Data section:
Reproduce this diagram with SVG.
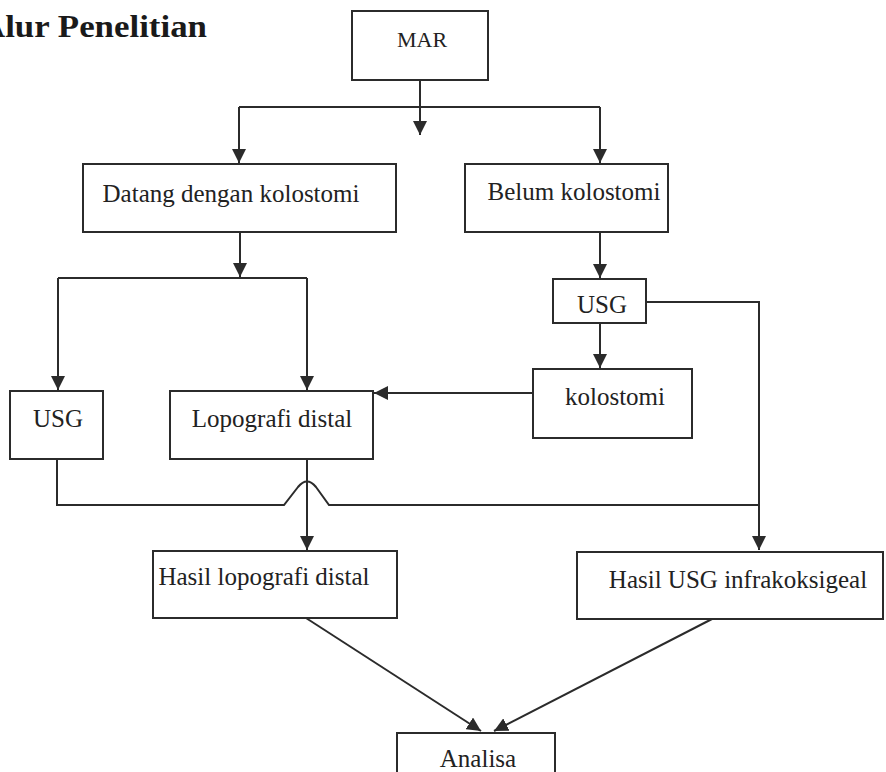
* * *
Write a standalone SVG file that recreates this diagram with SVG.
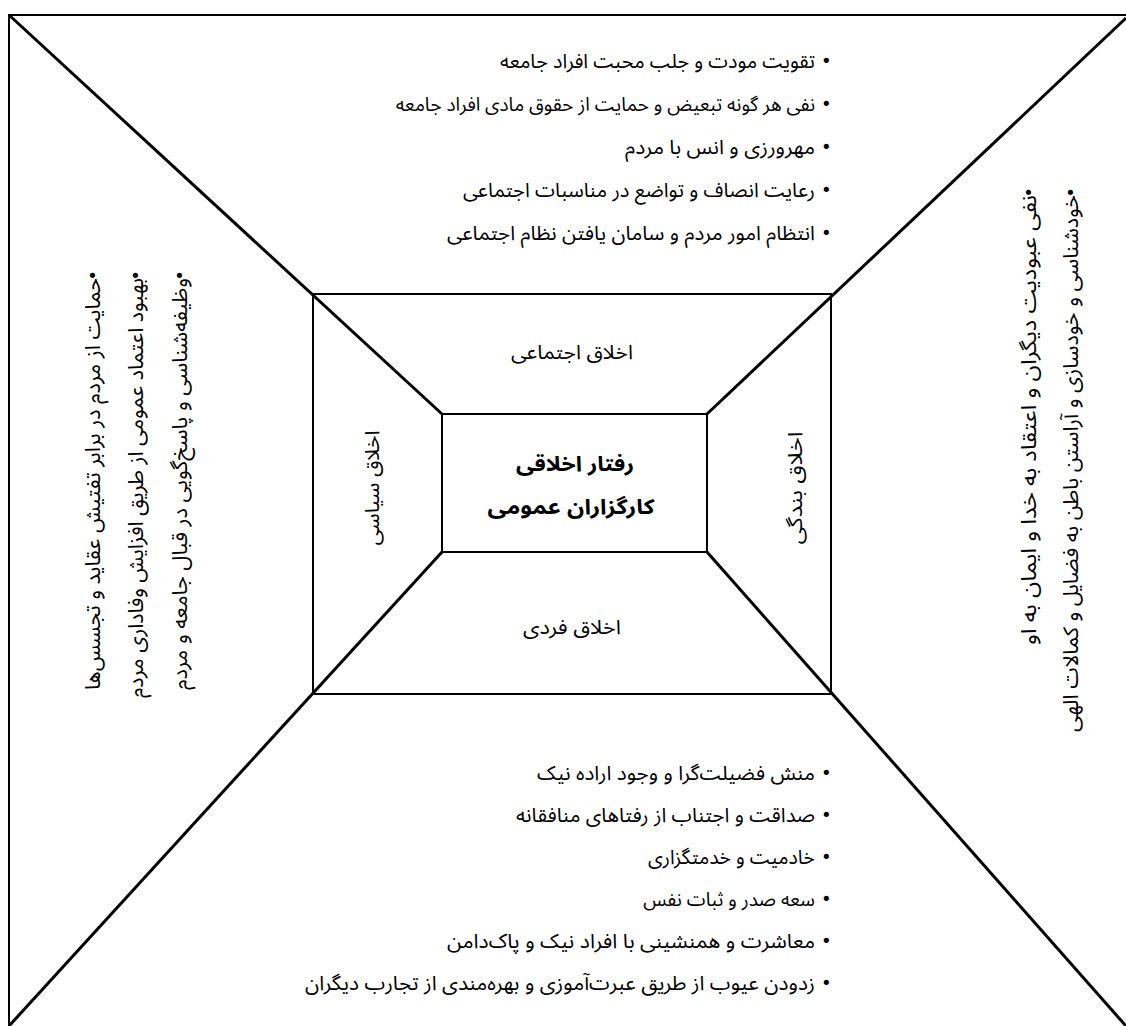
* * *
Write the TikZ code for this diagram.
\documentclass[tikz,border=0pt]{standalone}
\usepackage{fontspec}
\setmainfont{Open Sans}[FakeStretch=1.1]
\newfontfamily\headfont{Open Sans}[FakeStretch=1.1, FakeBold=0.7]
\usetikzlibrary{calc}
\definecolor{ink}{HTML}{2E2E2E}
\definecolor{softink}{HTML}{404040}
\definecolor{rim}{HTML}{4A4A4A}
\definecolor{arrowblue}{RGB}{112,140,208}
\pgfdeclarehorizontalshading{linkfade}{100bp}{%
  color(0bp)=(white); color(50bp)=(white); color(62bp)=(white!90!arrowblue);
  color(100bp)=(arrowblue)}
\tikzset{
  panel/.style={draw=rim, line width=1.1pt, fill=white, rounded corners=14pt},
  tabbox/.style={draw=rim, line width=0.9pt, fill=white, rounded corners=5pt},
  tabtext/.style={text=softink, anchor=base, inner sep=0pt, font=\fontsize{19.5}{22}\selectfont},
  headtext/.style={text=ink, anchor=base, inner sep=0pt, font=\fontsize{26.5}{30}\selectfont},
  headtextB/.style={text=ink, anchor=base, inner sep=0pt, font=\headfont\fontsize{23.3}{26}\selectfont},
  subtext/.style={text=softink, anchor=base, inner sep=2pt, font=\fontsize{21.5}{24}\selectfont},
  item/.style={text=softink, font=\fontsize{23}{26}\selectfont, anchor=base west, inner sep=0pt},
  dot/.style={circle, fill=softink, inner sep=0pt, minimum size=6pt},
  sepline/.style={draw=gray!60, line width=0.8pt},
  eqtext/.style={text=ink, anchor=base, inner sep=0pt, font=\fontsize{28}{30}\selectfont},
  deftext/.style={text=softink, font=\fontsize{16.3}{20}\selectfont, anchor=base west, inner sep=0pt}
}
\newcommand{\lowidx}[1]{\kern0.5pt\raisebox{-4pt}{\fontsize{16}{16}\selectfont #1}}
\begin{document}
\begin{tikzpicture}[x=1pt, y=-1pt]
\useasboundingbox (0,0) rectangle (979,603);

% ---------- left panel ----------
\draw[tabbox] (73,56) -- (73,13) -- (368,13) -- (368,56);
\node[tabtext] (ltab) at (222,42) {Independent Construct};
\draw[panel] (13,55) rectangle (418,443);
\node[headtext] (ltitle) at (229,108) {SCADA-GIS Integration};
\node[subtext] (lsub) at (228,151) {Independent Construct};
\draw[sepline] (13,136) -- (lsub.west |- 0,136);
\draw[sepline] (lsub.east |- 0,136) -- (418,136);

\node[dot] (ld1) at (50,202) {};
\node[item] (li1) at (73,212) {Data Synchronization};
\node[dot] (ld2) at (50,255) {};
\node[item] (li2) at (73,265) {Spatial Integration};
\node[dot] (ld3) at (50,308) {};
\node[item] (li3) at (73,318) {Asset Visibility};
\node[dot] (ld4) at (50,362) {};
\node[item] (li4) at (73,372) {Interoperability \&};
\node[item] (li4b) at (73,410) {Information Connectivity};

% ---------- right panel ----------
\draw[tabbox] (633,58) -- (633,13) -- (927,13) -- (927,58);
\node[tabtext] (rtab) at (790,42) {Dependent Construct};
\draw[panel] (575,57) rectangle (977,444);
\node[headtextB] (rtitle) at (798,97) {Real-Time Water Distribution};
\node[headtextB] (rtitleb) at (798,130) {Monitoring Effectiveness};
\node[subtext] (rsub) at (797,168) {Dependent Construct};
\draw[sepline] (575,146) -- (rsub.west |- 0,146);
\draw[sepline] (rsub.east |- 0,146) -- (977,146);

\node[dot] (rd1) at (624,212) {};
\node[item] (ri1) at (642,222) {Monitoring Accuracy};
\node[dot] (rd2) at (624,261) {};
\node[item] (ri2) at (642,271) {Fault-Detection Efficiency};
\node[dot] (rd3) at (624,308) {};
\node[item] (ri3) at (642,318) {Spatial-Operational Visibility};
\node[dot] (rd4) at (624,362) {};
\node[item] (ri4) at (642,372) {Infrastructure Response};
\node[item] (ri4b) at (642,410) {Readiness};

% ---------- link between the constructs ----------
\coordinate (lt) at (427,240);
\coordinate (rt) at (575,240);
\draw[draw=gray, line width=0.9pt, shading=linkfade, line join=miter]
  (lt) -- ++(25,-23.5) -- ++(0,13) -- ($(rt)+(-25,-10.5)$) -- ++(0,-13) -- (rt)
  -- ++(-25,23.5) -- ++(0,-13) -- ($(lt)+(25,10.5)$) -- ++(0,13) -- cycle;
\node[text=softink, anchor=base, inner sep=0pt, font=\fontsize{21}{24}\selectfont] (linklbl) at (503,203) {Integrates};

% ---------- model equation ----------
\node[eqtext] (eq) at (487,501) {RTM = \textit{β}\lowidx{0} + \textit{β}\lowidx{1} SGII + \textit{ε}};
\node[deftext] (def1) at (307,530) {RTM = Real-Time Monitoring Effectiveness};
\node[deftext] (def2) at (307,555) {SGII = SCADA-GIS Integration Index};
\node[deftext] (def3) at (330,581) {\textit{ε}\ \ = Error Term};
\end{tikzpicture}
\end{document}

Task requirements:
Return the exact lines from the line with "Write the TikZ code for this diagram." to the line with "0,136) -- (418,136);", inclusive of both, with nothing added.

The output:
Write the TikZ code for this diagram.
\documentclass[tikz,border=0pt]{standalone}
\usepackage{fontspec}
\setmainfont{Open Sans}[FakeStretch=1.1]
\newfontfamily\headfont{Open Sans}[FakeStretch=1.1, FakeBold=0.7]
\usetikzlibrary{calc}
\definecolor{ink}{HTML}{2E2E2E}
\definecolor{softink}{HTML}{404040}
\definecolor{rim}{HTML}{4A4A4A}
\definecolor{arrowblue}{RGB}{112,140,208}
\pgfdeclarehorizontalshading{linkfade}{100bp}{%
  color(0bp)=(white); color(50bp)=(white); color(62bp)=(white!90!arrowblue);
  color(100bp)=(arrowblue)}
\tikzset{
  panel/.style={draw=rim, line width=1.1pt, fill=white, rounded corners=14pt},
  tabbox/.style={draw=rim, line width=0.9pt, fill=white, rounded corners=5pt},
  tabtext/.style={text=softink, anchor=base, inner sep=0pt, font=\fontsize{19.5}{22}\selectfont},
  headtext/.style={text=ink, anchor=base, inner sep=0pt, font=\fontsize{26.5}{30}\selectfont},
  headtextB/.style={text=ink, anchor=base, inner sep=0pt, font=\headfont\fontsize{23.3}{26}\selectfont},
  subtext/.style={text=softink, anchor=base, inner sep=2pt, font=\fontsize{21.5}{24}\selectfont},
  item/.style={text=softink, font=\fontsize{23}{26}\selectfont, anchor=base west, inner sep=0pt},
  dot/.style={circle, fill=softink, inner sep=0pt, minimum size=6pt},
  sepline/.style={draw=gray!60, line width=0.8pt},
  eqtext/.style={text=ink, anchor=base, inner sep=0pt, font=\fontsize{28}{30}\selectfont},
  deftext/.style={text=softink, font=\fontsize{16.3}{20}\selectfont, anchor=base west, inner sep=0pt}
}
\newcommand{\lowidx}[1]{\kern0.5pt\raisebox{-4pt}{\fontsize{16}{16}\selectfont #1}}
\begin{document}
\begin{tikzpicture}[x=1pt, y=-1pt]
\useasboundingbox (0,0) rectangle (979,603);

% ---------- left panel ----------
\draw[tabbox] (73,56) -- (73,13) -- (368,13) -- (368,56);
\node[tabtext] (ltab) at (222,42) {Independent Construct};
\draw[panel] (13,55) rectangle (418,443);
\node[headtext] (ltitle) at (229,108) {SCADA-GIS Integration};
\node[subtext] (lsub) at (228,151) {Independent Construct};
\draw[sepline] (13,136) -- (lsub.west |- 0,136);
\draw[sepline] (lsub.east |- 0,136) -- (418,136);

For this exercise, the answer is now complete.